The site Zelan shares with Coast Radio and others is robustly engineered to withstand huge winds coming straight off the Tasman – fierce enough to strip the galvanising off the metal components. There are close to 20 dishes, one bringing the signal in from Greymouth and the rest disseminating it all over Westland. Straight below Greymouth, appears briefly through gaps in the swirling cloud.
I lean back into the gale to take photos, aware that if it suddenly stops I’m likely to do an 830 metre backflip all the way to the ocean.
Then we head back down the 5km access road towards Stillwater, turn north, and head back towards Westport via the wild and stunning coastline, including spectacular Punakaiki where a zillion tourists are admiring the pancake rocks.
Zelan has successfully tendered to install rural broadband to 380 new end users – many of them along this coast. That will about double the size of the business. Mark points out to me the places where he is contractually required to connect, and an even greater number that seem to have escaped the tender process but clearly have a need.

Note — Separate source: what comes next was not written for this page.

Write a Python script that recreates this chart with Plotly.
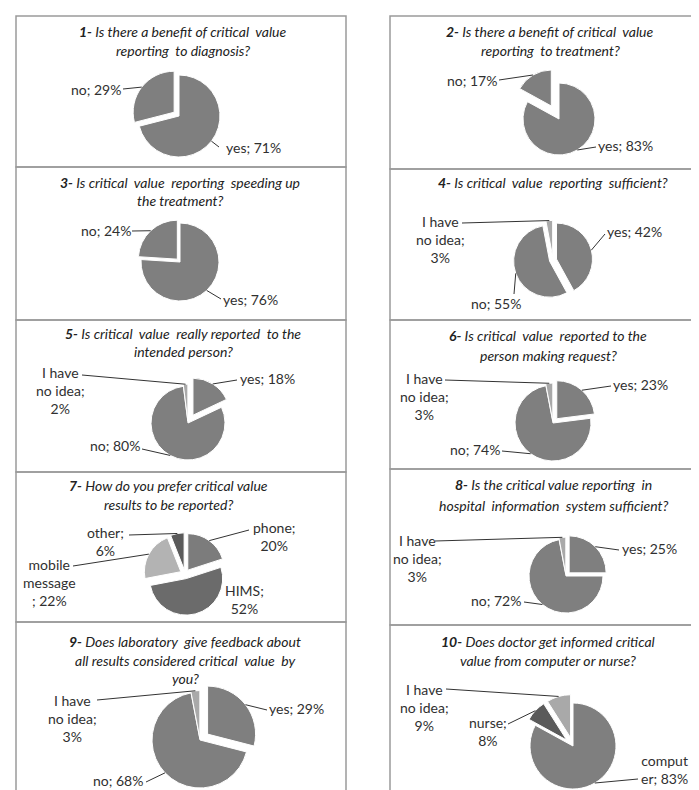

Its going to be a challenge with homes jammed between a sheer mountain range to the east and the coastline to the west. “The best places to put sites would be on rocks out to sea but I don’t think DoC would allow that,” he jokes wryly. “I’ve had to budget a huge amount for helicopters!” But I take his point about the challenge.
As we near Westport I realise the day is not quite over. Mark has saved the most spectacular climb until last – a drive to another key site on the summit of 1040m Mount Rochfort.
The climb up the gravel road seems endless – at one point it rises 400m in 5 kilometres. But Westlanders are known to be hardy – we overtake a local policewoman on her daily run to the summit. There we find another super-sturdy tower, again complete with mains power, solid and secure battery backup, and coverage across a vast but lightly populated area.
So Zelan stands alone among WISPs. A couple of key sites so crucial that getting access involved buying a radio station. The added advantage of mains power on these. Around 50 end users on each. Everywhere else a very high ratio of repeaters to serve scattered customers making the economics challenging.
But in the end, key users like the Coates family are the winners.
Zelan has been a low-profile WISP. It was one of the last to join WISPA. But its role on the rugged Coast is critical. With a substantial RBI2 contract ahead and the credibility that gives, you’d expect it to be around as a key element of the Coast infrastructure for many years ahead.